The remarkable collection was for decades considered too scandalous to show to the general public. Only academics and well-connected local gentry were allowed to view it. It was not until the year 2000 that it was permanently opened to visitors, although even now the museum advises that children under the age of 18 should not be allowed to venture inside. The explicit nature of the collection gives the impression that the Romans were sex-crazed degenerates, but Miele says this is far from the truth.
“Images like these may seem explicit to us but to the Romans they represented concepts such as fertility and health. They decorated not just private spaces like bedrooms but also public spaces like gardens.”
Indeed, phallus shapes were carved in stone outside shops and homes to ward off the ill will of others and to bring good luck. There are also phalluses carved into Hadrian’s Wall.
Excavations constantly remind us of ancient Roman sexuality. Recently, in Pompeii, several beautifully preserved frescoes were uncovered. One depicts a brawny male figure – a satyr – clasping from behind a lily-white female, a nymph. Her expression is hard to read – it is not clear whether she is giddy with anticipation or fearful of what he is about to do to her.
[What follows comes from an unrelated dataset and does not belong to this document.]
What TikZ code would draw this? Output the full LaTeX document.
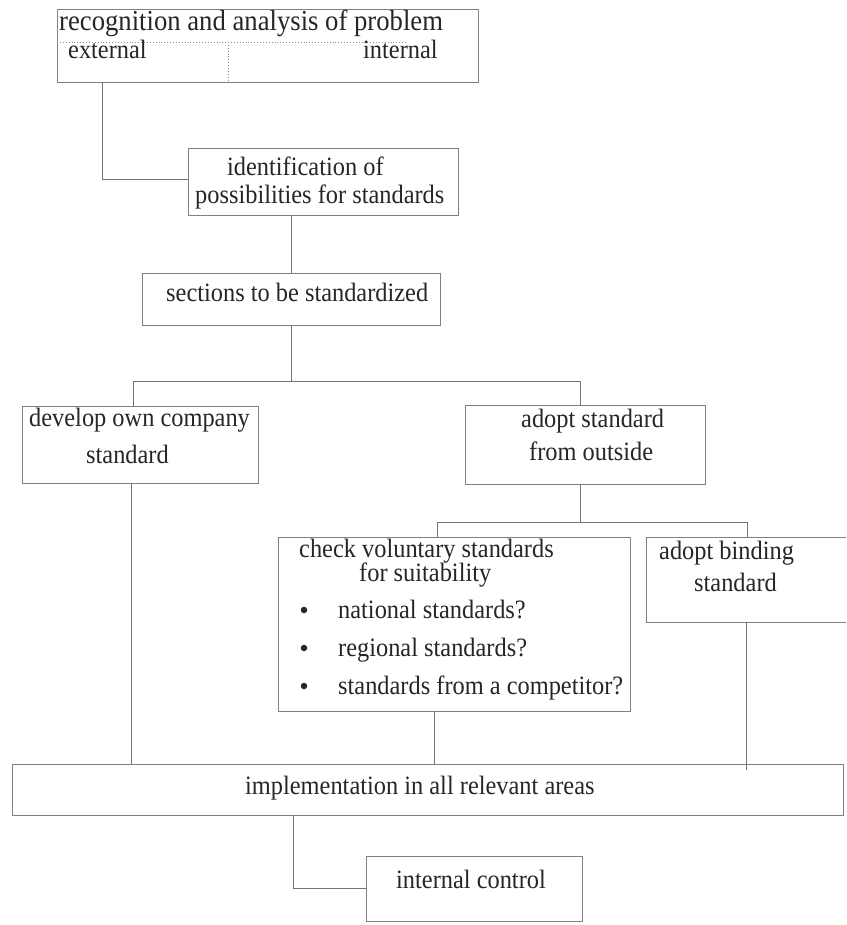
\documentclass[tikz,border=0pt]{standalone}
\usepackage{fontspec}
\setmainfont{Liberation Serif}[FakeStretch=0.92]
\begin{document}
\begin{tikzpicture}[x=1pt,y=-1pt,
  box/.style={draw=black!50, line width=0.9pt, inner sep=0pt, outer sep=0pt},
  link/.style={draw=black!55, line width=0.9pt},
  divider/.style={draw=black!45, line width=0.9pt, dotted},
  txt/.style={inner sep=0pt, anchor=base west, text=black!85,
              font=\fontsize{26.5}{31}\selectfont},
  bigtxt/.style={txt, font=\fontsize{29}{34}\selectfont},
  dot/.style={circle, fill=black!85, inner sep=0pt, minimum size=6.5pt}]
\useasboundingbox[fill=white] (0,0) rectangle (846,925);
\clip (0,0) rectangle (846,925);

% boxes
\node[box, minimum width=421pt, minimum height=73pt] (b1) at (267.5,45.5) {};
\node[box, minimum width=270pt, minimum height=67pt] (b2) at (323,181.5) {};
\node[box, minimum width=298pt, minimum height=52pt] (b3) at (291,299) {};
\node[box, minimum width=236pt, minimum height=77pt] (b4) at (140,444.5) {};
\node[box, minimum width=240pt, minimum height=79pt] (b5) at (585,444.5) {};
\node[box, minimum width=352pt, minimum height=174pt] (b6) at (454,624) {};
\node[box, minimum width=214pt, minimum height=85pt] (b7) at (753,579.5) {};
\node[box, minimum width=831pt, minimum height=51pt] (b8) at (427.5,789.5) {};
\node[box, minimum width=216pt, minimum height=65pt] (b9) at (474,888.5) {};

% split of the first box
\coordinate (s1) at (57,42);
\coordinate (s2) at (407,42);
\coordinate (s3) at (228,42);
\draw[divider] (s1) -- (s2);
\draw[divider] (s3) -- (s3 |- b1.south);

% texts
\node[bigtxt] (t1) at (59,31) {recognition and analysis of problem};
\node[txt] (t1a) at (68,59) {external};
\node[txt] (t1b) at (363,59) {internal};
\node[txt] (t2a) at (227,176) {identification of};
\node[txt] (t2b) at (195,204) {possibilities for standards};
\node[txt] (t3) at (166,301) {sections to be standardized};
\node[txt] (t4a) at (29,426) {develop own company};
\node[txt] (t4b) at (86,463) {standard};
\node[txt] (t5a) at (521,427) {adopt standard};
\node[txt] (t5b) at (529,460) {from outside};
\node[txt] (t6a) at (299,557) {check voluntary standards};
\node[txt] (t6b) at (359,581) {for suitability};
\node[dot] (d1) at (304,610) {};
\node[dot] (d2) at (304,648) {};
\node[dot] (d3) at (304,686) {};
\node[txt] (t6c) at (338,618) {national standards?};
\node[txt] (t6d) at (338,656) {regional standards?};
\node[txt] (t6e) at (338,694) {standards from a competitor?};
\node[txt] (t7a) at (659,559) {adopt binding};
\node[txt] (t7b) at (694,591) {standard};
\node[txt] (t8) at (245,794) {implementation in all relevant areas};
\node[txt] (t9) at (396,888) {internal control};

% connectors
\coordinate (c1) at (102,0);
\draw[link] (c1 |- b1.south) |- ([yshift=2.5pt]b2.west);
\draw[link] (b3.north |- b2.south) -- (b3.north);

\coordinate (j1) at (291,381);
\coordinate (l1) at (133,381);
\coordinate (r1) at (580,381);
\draw[link] (b3.south) -- (j1);
\draw[link] (l1) -- (r1);
\draw[link] (l1) -- (l1 |- b4.north);
\draw[link] (r1) -- (r1 |- b5.north);

\coordinate (l2) at (437,522);
\coordinate (r2) at (747,522);
\draw[link] (r1 |- b5.south) -- (r1 |- l2);
\draw[link] (l2) -- (r2);
\draw[link] (l2) -- (l2 |- b6.north);
\draw[link] (r2) -- (r2 |- b7.north);

\coordinate (v1) at (131,0);
\coordinate (v2) at (434,0);
\coordinate (v3) at (746,0);
\draw[link] (v1 |- b4.south) -- (v1 |- b8.north);
\draw[link] (v2 |- b6.south) -- (v2 |- b8.north);
\draw[link] (v3 |- b7.south) -- ([yshift=-6pt]v3 |- b8.north);

\coordinate (v4) at (293,0);
\draw[link] (v4 |- b8.south) |- (b9.west);
\end{tikzpicture}
\end{document}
Decoding the work is ambiguous. Says Cargill-Martin: “We assume that the intention is to arouse. But for the Romans, that was not necessarily the intention. Wall paintings of the sexual act were not just found in private places like bedrooms, they were also found in public spaces. They were seen as status symbols, symbols of a life of leisure and luxury and pleasure.”
Satyrs have a very specific place in Roman and Greek mythology, a sign of unrestrained lustfulness that was decidedly unsexy.
“Satyrs were key comedic characters in Greek dreams, known for their endless lustfulness,” explains Cargill-Martin. “It was a long-standing cultural joke. They were an image of what not to be – someone without control, beholden to their sexual desires. In the Victorian era, the Romans were thought of as shocking. But it’s just that their restraints in terms of sexuality were different to ours.”
The attitude to satyrs proves that Roman concepts of sexuality were not simply a Carry On Cleo style free for all – there was judgment and there was nuance.Which of course is not something you can say about Gladiator II, particularly when you consider the way the camera lingers on Paul Mescal’s beefed-up body as he engages in mortal combat as Lucius at the Colosseum. There are plenty of shots which focus fetishise Mescal’s commitment to the gym. It’s a deification which feels not so far removed from Emperor Hadrian’s worship of his young male lover.